[DATA SHOWN start]
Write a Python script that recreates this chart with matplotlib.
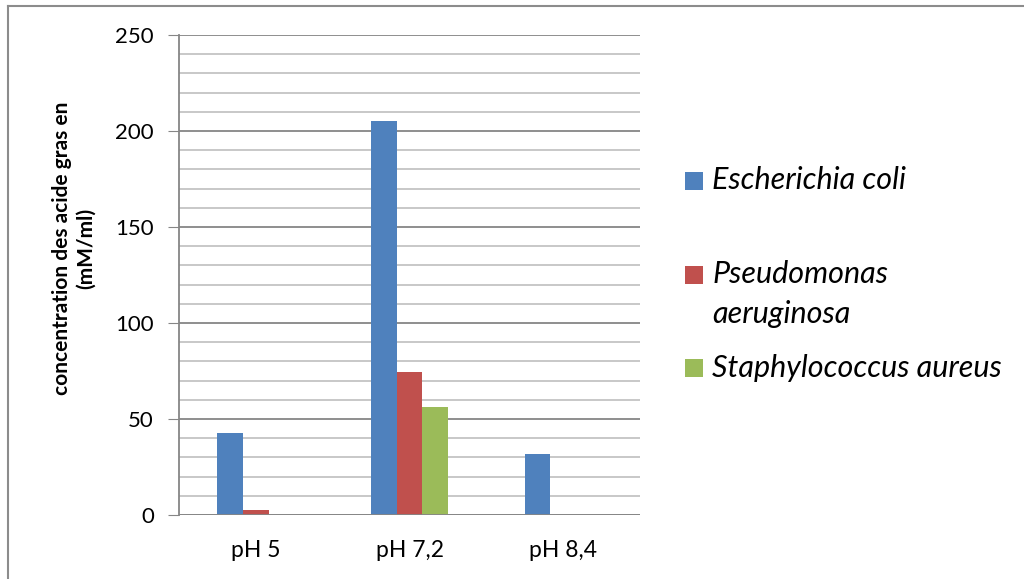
import matplotlib
matplotlib.use("Agg")
import matplotlib.pyplot as plt
from matplotlib.lines import Line2D
from matplotlib.patches import Rectangle
import numpy as np

categories = ["pH 5", "pH 7,2", "pH 8,4"]
series_names = ["Escherichia coli", "Pseudomonas\naeruginosa", "Staphylococcus aureus"]
e_coli = [42.5, 205, 32]
p_aeruginosa = [2.5, 74.5, 0]
s_aureus = [0, 56, 0]
colors = ["#4F81BD", "#C0504D", "#9BBB59"]
yticks = [0, 50, 100, 150, 200, 250]

plt.rcParams['font.family'] = ['Lato', 'DejaVu Sans']

W, H = 1024, 579
fig = plt.figure(figsize=(W / 100, H / 100), dpi=100)
ax = fig.add_axes([179 / W, 1 - 515 / H, (640 - 179) / W, (515 - 35) / H])

x = np.arange(len(categories))
w = 1 / 6
data = [e_coli, p_aeruginosa, s_aureus]
for i, (vals, c) in enumerate(zip(data, colors)):
    ax.bar(x + (i - 1) * w, vals, width=w, color=c, zorder=3, linewidth=0)

ax.set_xlim(-0.5, 2.5)
ax.set_ylim(0, 250)
ax.set_yticks(yticks)
ax.set_yticks(np.arange(0, 251, 10), minor=True)
ax.tick_params(axis='y', which='major', length=8, color='#868686', labelsize=16, pad=10)
ax.tick_params(axis='y', which='minor', length=0)
ax.tick_params(axis='x', length=0, labelsize=16.5, pad=18)
ax.set_xticks(x)
ax.set_xticklabels(categories)
ax.grid(axis='y', which='minor', color='#BFBFBF', linewidth=1.2, zorder=0)
ax.grid(axis='y', which='major', color='#868686', linewidth=1.3, zorder=0)
for s in ['top', 'right', 'bottom']:
    ax.spines[s].set_visible(False)
ax.spines['left'].set_color('#868686')
ax.spines['left'].set_linewidth(1.3)
ax.axhline(0, color='#868686', linewidth=1.3, zorder=4)

# y-axis title
fig.text(74 / W, 1 - 248 / H, "concentration des acide gras en\n(mM/ml)", rotation=90,
         ha='center', va='center', fontsize=15, fontweight='bold', linespacing=1.3,
         multialignment='center')

# legend (manual placement)
sq = 18
legend_rows = [(172, [189]), (266, [283, 323]), (359, [377])]
for (top, baselines), name, c in zip(legend_rows, series_names, colors):
    fig.add_artist(Rectangle((685 / W, 1 - (top + sq) / H), sq / W, sq / H,
                             transform=fig.transFigure, facecolor=c, edgecolor='none'))
    for line, b in zip(name.split("\n"), baselines):
        fig.text(712 / W, 1 - b / H, line, ha='left', va='baseline',
                 fontsize=22, style='italic')

# outer frame
fig.add_artist(Line2D([8 / W, 8 / W], [0, 1 - 6 / H], transform=fig.transFigure,
                      color='#8C8C8C', linewidth=1.5))
fig.add_artist(Line2D([8 / W, 1], [1 - 6 / H, 1 - 6 / H], transform=fig.transFigure,
                      color='#8C8C8C', linewidth=1.5))

fig.savefig("out.png", dpi=100)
[DATA SHOWN end]
▶ WHAT YOU HAVE TO DO:
Quote the material exactly. Pictures stay out.

▶ SOLUTION TO THIS EXERCISE:
Write a Python script that recreates this chart with matplotlib.
import matplotlib
matplotlib.use("Agg")
import matplotlib.pyplot as plt
from matplotlib.lines import Line2D
from matplotlib.patches import Rectangle
import numpy as np

categories = ["pH 5", "pH 7,2", "pH 8,4"]
series_names = ["Escherichia coli", "Pseudomonas\naeruginosa", "Staphylococcus aureus"]
e_coli = [42.5, 205, 32]
p_aeruginosa = [2.5, 74.5, 0]
s_aureus = [0, 56, 0]
colors = ["#4F81BD", "#C0504D", "#9BBB59"]
yticks = [0, 50, 100, 150, 200, 250]

plt.rcParams['font.family'] = ['Lato', 'DejaVu Sans']

W, H = 1024, 579
fig = plt.figure(figsize=(W / 100, H / 100), dpi=100)
ax = fig.add_axes([179 / W, 1 - 515 / H, (640 - 179) / W, (515 - 35) / H])

x = np.arange(len(categories))
w = 1 / 6
data = [e_coli, p_aeruginosa, s_aureus]
for i, (vals, c) in enumerate(zip(data, colors)):
    ax.bar(x + (i - 1) * w, vals, width=w, color=c, zorder=3, linewidth=0)

ax.set_xlim(-0.5, 2.5)
ax.set_ylim(0, 250)
ax.set_yticks(yticks)
ax.set_yticks(np.arange(0, 251, 10), minor=True)
ax.tick_params(axis='y', which='major', length=8, color='#868686', labelsize=16, pad=10)
ax.tick_params(axis='y', which='minor', length=0)
ax.tick_params(axis='x', length=0, labelsize=16.5, pad=18)
ax.set_xticks(x)
ax.set_xticklabels(categories)
ax.grid(axis='y', which='minor', color='#BFBFBF', linewidth=1.2, zorder=0)
ax.grid(axis='y', which='major', color='#868686', linewidth=1.3, zorder=0)
for s in ['top', 'right', 'bottom']:
    ax.spines[s].set_visible(False)
ax.spines['left'].set_color('#868686')
ax.spines['left'].set_linewidth(1.3)
ax.axhline(0, color='#868686', linewidth=1.3, zorder=4)

# y-axis title
fig.text(74 / W, 1 - 248 / H, "concentration des acide gras en\n(mM/ml)", rotation=90,
         ha='center', va='center', fontsize=15, fontweight='bold', linespacing=1.3,
         multialignment='center')

# legend (manual placement)
sq = 18
legend_rows = [(172, [189]), (266, [283, 323]), (359, [377])]
for (top, baselines), name, c in zip(legend_rows, series_names, colors):
    fig.add_artist(Rectangle((685 / W, 1 - (top + sq) / H), sq / W, sq / H,
                             transform=fig.transFigure, facecolor=c, edgecolor='none'))
    for line, b in zip(name.split("\n"), baselines):
        fig.text(712 / W, 1 - b / H, line, ha='left', va='baseline',
                 fontsize=22, style='italic')

# outer frame
fig.add_artist(Line2D([8 / W, 8 / W], [0, 1 - 6 / H], transform=fig.transFigure,
                      color='#8C8C8C', linewidth=1.5))
fig.add_artist(Line2D([8 / W, 1], [1 - 6 / H, 1 - 6 / H], transform=fig.transFigure,
                      color='#8C8C8C', linewidth=1.5))

fig.savefig("out.png", dpi=100)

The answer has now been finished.